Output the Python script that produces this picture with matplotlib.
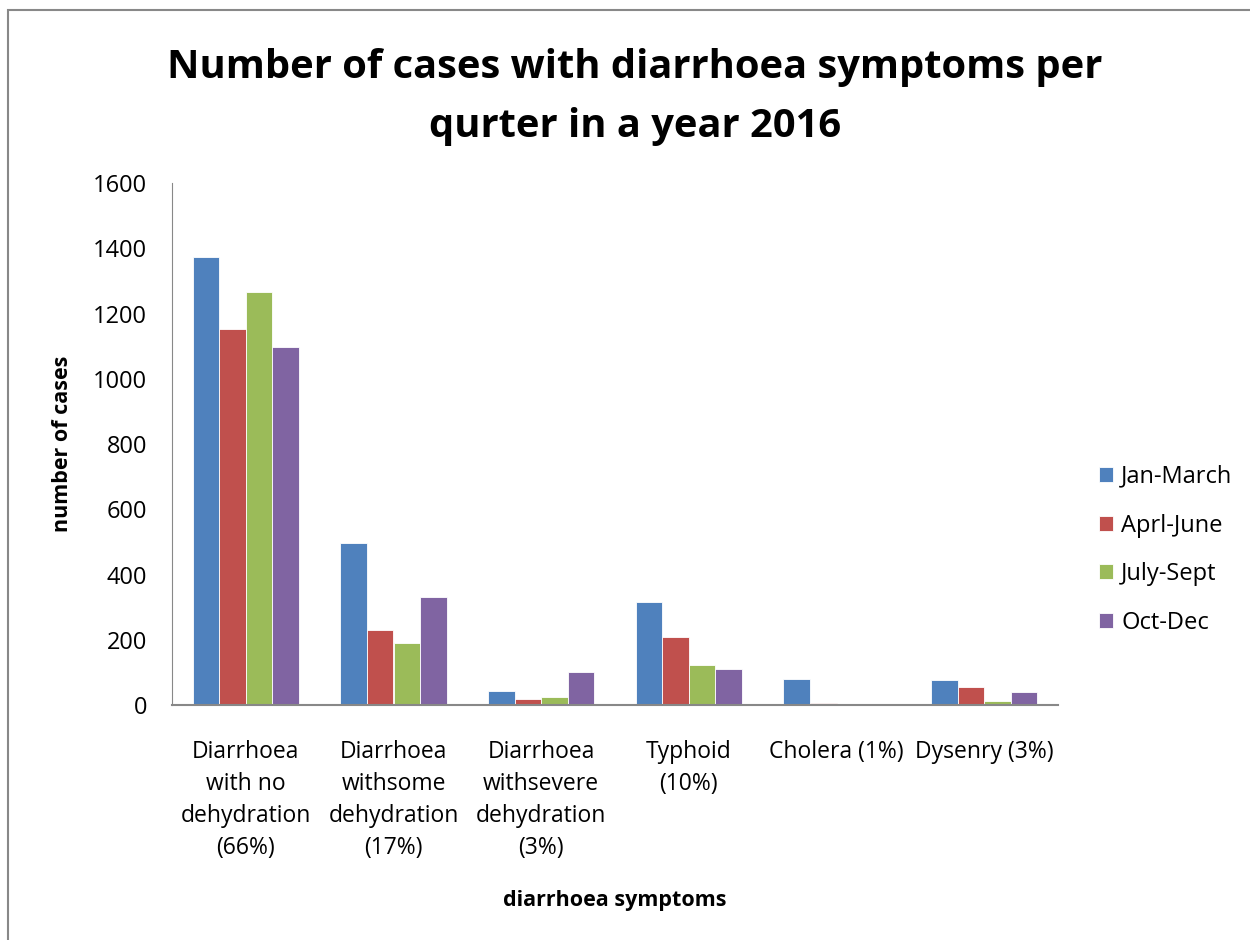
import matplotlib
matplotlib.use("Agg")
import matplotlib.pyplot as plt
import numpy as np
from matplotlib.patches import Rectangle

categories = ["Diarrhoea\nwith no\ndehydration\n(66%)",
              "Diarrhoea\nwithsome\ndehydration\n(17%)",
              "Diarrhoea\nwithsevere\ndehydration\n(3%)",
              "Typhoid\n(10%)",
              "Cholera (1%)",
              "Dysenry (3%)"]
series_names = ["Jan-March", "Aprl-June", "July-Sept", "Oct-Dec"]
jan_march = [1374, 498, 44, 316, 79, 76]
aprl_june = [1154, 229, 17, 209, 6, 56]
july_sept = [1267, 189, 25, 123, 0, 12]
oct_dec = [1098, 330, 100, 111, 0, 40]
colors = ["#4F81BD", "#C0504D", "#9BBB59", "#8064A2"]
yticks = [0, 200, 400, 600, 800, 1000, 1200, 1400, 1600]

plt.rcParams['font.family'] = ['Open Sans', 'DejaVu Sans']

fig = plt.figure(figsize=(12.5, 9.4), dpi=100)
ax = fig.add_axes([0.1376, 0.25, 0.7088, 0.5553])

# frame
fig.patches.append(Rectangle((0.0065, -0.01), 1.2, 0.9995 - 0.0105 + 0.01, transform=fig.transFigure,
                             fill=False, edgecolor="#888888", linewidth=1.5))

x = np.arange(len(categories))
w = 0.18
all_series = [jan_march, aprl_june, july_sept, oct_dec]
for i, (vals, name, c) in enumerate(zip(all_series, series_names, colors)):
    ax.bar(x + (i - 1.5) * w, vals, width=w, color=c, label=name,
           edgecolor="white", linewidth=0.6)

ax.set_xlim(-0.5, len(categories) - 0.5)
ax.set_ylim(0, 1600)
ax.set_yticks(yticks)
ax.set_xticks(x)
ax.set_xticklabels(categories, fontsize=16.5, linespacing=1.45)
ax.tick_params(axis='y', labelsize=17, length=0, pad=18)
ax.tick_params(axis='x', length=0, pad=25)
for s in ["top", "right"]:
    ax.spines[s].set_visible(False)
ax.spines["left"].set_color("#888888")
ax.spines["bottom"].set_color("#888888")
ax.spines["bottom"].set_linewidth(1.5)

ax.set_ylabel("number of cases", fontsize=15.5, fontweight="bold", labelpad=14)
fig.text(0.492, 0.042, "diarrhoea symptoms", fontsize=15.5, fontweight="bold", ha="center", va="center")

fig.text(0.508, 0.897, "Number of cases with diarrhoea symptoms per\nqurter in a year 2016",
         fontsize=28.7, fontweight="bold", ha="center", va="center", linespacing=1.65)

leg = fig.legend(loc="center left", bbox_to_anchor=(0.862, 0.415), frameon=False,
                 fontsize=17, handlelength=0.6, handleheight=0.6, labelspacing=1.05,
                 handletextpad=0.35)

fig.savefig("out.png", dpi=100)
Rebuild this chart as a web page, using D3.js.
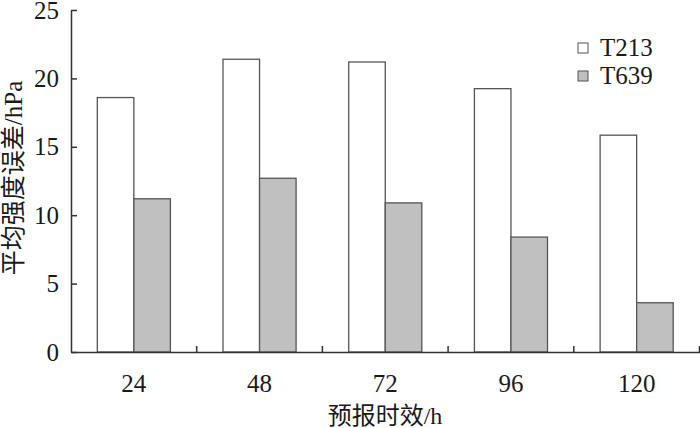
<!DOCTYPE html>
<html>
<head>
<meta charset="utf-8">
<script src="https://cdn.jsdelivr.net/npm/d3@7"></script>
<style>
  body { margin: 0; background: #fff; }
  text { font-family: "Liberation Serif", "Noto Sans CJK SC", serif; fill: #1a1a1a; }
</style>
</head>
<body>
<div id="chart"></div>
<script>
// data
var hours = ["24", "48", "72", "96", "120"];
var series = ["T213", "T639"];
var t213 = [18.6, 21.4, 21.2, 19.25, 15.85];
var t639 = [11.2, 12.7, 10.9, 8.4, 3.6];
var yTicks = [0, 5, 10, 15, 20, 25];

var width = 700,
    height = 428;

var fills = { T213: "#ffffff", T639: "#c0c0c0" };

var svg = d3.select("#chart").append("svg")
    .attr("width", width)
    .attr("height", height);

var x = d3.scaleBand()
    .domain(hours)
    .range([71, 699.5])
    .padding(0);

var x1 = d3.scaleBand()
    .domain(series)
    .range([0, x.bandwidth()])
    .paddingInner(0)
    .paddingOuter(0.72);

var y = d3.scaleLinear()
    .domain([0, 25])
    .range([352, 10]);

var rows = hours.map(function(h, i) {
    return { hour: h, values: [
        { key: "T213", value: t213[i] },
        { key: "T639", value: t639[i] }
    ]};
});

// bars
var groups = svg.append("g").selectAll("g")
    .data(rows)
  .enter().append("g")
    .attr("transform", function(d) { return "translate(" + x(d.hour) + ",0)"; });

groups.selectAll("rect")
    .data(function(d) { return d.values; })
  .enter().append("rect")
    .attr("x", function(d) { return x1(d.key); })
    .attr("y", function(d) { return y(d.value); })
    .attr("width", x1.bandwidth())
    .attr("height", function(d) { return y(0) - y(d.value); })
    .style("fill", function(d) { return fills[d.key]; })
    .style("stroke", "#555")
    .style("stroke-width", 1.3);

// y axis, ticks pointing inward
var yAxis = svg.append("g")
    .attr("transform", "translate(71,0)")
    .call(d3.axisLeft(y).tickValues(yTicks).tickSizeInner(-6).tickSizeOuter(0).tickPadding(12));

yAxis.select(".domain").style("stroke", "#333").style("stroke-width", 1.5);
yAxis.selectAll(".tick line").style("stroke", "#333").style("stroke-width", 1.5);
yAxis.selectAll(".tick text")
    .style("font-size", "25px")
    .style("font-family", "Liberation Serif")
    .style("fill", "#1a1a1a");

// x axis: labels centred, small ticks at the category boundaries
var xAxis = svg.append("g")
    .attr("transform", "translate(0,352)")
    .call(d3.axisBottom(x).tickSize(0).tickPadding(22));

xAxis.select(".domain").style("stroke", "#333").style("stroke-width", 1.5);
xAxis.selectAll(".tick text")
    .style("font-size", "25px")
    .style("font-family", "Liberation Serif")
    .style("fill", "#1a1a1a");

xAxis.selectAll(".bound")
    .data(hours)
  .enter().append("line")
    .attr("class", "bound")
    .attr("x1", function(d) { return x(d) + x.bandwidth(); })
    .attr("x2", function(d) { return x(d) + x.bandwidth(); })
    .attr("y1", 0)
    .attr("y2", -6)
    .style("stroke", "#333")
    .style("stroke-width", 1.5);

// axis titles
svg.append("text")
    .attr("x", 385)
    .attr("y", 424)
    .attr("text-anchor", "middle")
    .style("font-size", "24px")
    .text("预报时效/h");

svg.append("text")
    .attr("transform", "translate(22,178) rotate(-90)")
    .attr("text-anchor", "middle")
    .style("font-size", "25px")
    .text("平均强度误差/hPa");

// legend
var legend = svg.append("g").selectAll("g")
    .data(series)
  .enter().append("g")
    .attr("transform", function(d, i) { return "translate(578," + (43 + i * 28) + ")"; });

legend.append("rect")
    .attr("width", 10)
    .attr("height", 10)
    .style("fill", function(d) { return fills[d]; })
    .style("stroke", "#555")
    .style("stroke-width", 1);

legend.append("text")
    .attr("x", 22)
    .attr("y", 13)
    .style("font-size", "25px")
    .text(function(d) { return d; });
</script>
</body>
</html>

**SHORT PROBLEM**
Copy out all the data exactly; skip the pictures.

**FINISHED ANSWER**
Output the Python script that produces this picture with matplotlib.
import matplotlib
matplotlib.use("Agg")
import matplotlib.pyplot as plt
import numpy as np
from matplotlib.patches import Rectangle

categories = ["Diarrhoea\nwith no\ndehydration\n(66%)",
              "Diarrhoea\nwithsome\ndehydration\n(17%)",
              "Diarrhoea\nwithsevere\ndehydration\n(3%)",
              "Typhoid\n(10%)",
              "Cholera (1%)",
              "Dysenry (3%)"]
series_names = ["Jan-March", "Aprl-June", "July-Sept", "Oct-Dec"]
jan_march = [1374, 498, 44, 316, 79, 76]
aprl_june = [1154, 229, 17, 209, 6, 56]
july_sept = [1267, 189, 25, 123, 0, 12]
oct_dec = [1098, 330, 100, 111, 0, 40]
colors = ["#4F81BD", "#C0504D", "#9BBB59", "#8064A2"]
yticks = [0, 200, 400, 600, 800, 1000, 1200, 1400, 1600]

plt.rcParams['font.family'] = ['Open Sans', 'DejaVu Sans']

fig = plt.figure(figsize=(12.5, 9.4), dpi=100)
ax = fig.add_axes([0.1376, 0.25, 0.7088, 0.5553])

# frame
fig.patches.append(Rectangle((0.0065, -0.01), 1.2, 0.9995 - 0.0105 + 0.01, transform=fig.transFigure,
                             fill=False, edgecolor="#888888", linewidth=1.5))

x = np.arange(len(categories))
w = 0.18
all_series = [jan_march, aprl_june, july_sept, oct_dec]
for i, (vals, name, c) in enumerate(zip(all_series, series_names, colors)):
    ax.bar(x + (i - 1.5) * w, vals, width=w, color=c, label=name,
           edgecolor="white", linewidth=0.6)

ax.set_xlim(-0.5, len(categories) - 0.5)
ax.set_ylim(0, 1600)
ax.set_yticks(yticks)
ax.set_xticks(x)
ax.set_xticklabels(categories, fontsize=16.5, linespacing=1.45)
ax.tick_params(axis='y', labelsize=17, length=0, pad=18)
ax.tick_params(axis='x', length=0, pad=25)
for s in ["top", "right"]:
    ax.spines[s].set_visible(False)
ax.spines["left"].set_color("#888888")
ax.spines["bottom"].set_color("#888888")
ax.spines["bottom"].set_linewidth(1.5)

ax.set_ylabel("number of cases", fontsize=15.5, fontweight="bold", labelpad=14)
fig.text(0.492, 0.042, "diarrhoea symptoms", fontsize=15.5, fontweight="bold", ha="center", va="center")

fig.text(0.508, 0.897, "Number of cases with diarrhoea symptoms per\nqurter in a year 2016",
         fontsize=28.7, fontweight="bold", ha="center", va="center", linespacing=1.65)

leg = fig.legend(loc="center left", bbox_to_anchor=(0.862, 0.415), frameon=False,
                 fontsize=17, handlelength=0.6, handleheight=0.6, labelspacing=1.05,
                 handletextpad=0.35)

fig.savefig("out.png", dpi=100)
Rebuild this chart as a web page, using D3.js.
<!DOCTYPE html>
<html>
<head>
<meta charset="utf-8">
<script src="https://cdn.jsdelivr.net/npm/d3@7"></script>
<style>
  body { margin: 0; background: #fff; }
  text { font-family: "Liberation Serif", "Noto Sans CJK SC", serif; fill: #1a1a1a; }
</style>
</head>
<body>
<div id="chart"></div>
<script>
// data
var hours = ["24", "48", "72", "96", "120"];
var series = ["T213", "T639"];
var t213 = [18.6, 21.4, 21.2, 19.25, 15.85];
var t639 = [11.2, 12.7, 10.9, 8.4, 3.6];
var yTicks = [0, 5, 10, 15, 20, 25];

var width = 700,
    height = 428;

var fills = { T213: "#ffffff", T639: "#c0c0c0" };

var svg = d3.select("#chart").append("svg")
    .attr("width", width)
    .attr("height", height);

var x = d3.scaleBand()
    .domain(hours)
    .range([71, 699.5])
    .padding(0);

var x1 = d3.scaleBand()
    .domain(series)
    .range([0, x.bandwidth()])
    .paddingInner(0)
    .paddingOuter(0.72);

var y = d3.scaleLinear()
    .domain([0, 25])
    .range([352, 10]);

var rows = hours.map(function(h, i) {
    return { hour: h, values: [
        { key: "T213", value: t213[i] },
        { key: "T639", value: t639[i] }
    ]};
});

// bars
var groups = svg.append("g").selectAll("g")
    .data(rows)
  .enter().append("g")
    .attr("transform", function(d) { return "translate(" + x(d.hour) + ",0)"; });

groups.selectAll("rect")
    .data(function(d) { return d.values; })
  .enter().append("rect")
    .attr("x", function(d) { return x1(d.key); })
    .attr("y", function(d) { return y(d.value); })
    .attr("width", x1.bandwidth())
    .attr("height", function(d) { return y(0) - y(d.value); })
    .style("fill", function(d) { return fills[d.key]; })
    .style("stroke", "#555")
    .style("stroke-width", 1.3);

// y axis, ticks pointing inward
var yAxis = svg.append("g")
    .attr("transform", "translate(71,0)")
    .call(d3.axisLeft(y).tickValues(yTicks).tickSizeInner(-6).tickSizeOuter(0).tickPadding(12));

yAxis.select(".domain").style("stroke", "#333").style("stroke-width", 1.5);
yAxis.selectAll(".tick line").style("stroke", "#333").style("stroke-width", 1.5);
yAxis.selectAll(".tick text")
    .style("font-size", "25px")
    .style("font-family", "Liberation Serif")
    .style("fill", "#1a1a1a");

// x axis: labels centred, small ticks at the category boundaries
var xAxis = svg.append("g")
    .attr("transform", "translate(0,352)")
    .call(d3.axisBottom(x).tickSize(0).tickPadding(22));

xAxis.select(".domain").style("stroke", "#333").style("stroke-width", 1.5);
xAxis.selectAll(".tick text")
    .style("font-size", "25px")
    .style("font-family", "Liberation Serif")
    .style("fill", "#1a1a1a");

xAxis.selectAll(".bound")
    .data(hours)
  .enter().append("line")
    .attr("class", "bound")
    .attr("x1", function(d) { return x(d) + x.bandwidth(); })
    .attr("x2", function(d) { return x(d) + x.bandwidth(); })
    .attr("y1", 0)
    .attr("y2", -6)
    .style("stroke", "#333")
    .style("stroke-width", 1.5);

// axis titles
svg.append("text")
    .attr("x", 385)
    .attr("y", 424)
    .attr("text-anchor", "middle")
    .style("font-size", "24px")
    .text("预报时效/h");

svg.append("text")
    .attr("transform", "translate(22,178) rotate(-90)")
    .attr("text-anchor", "middle")
    .style("font-size", "25px")
    .text("平均强度误差/hPa");

// legend
var legend = svg.append("g").selectAll("g")
    .data(series)
  .enter().append("g")
    .attr("transform", function(d, i) { return "translate(578," + (43 + i * 28) + ")"; });

legend.append("rect")
    .attr("width", 10)
    .attr("height", 10)
    .style("fill", function(d) { return fills[d]; })
    .style("stroke", "#555")
    .style("stroke-width", 1);

legend.append("text")
    .attr("x", 22)
    .attr("y", 13)
    .style("font-size", "25px")
    .text(function(d) { return d; });
</script>
</body>
</html>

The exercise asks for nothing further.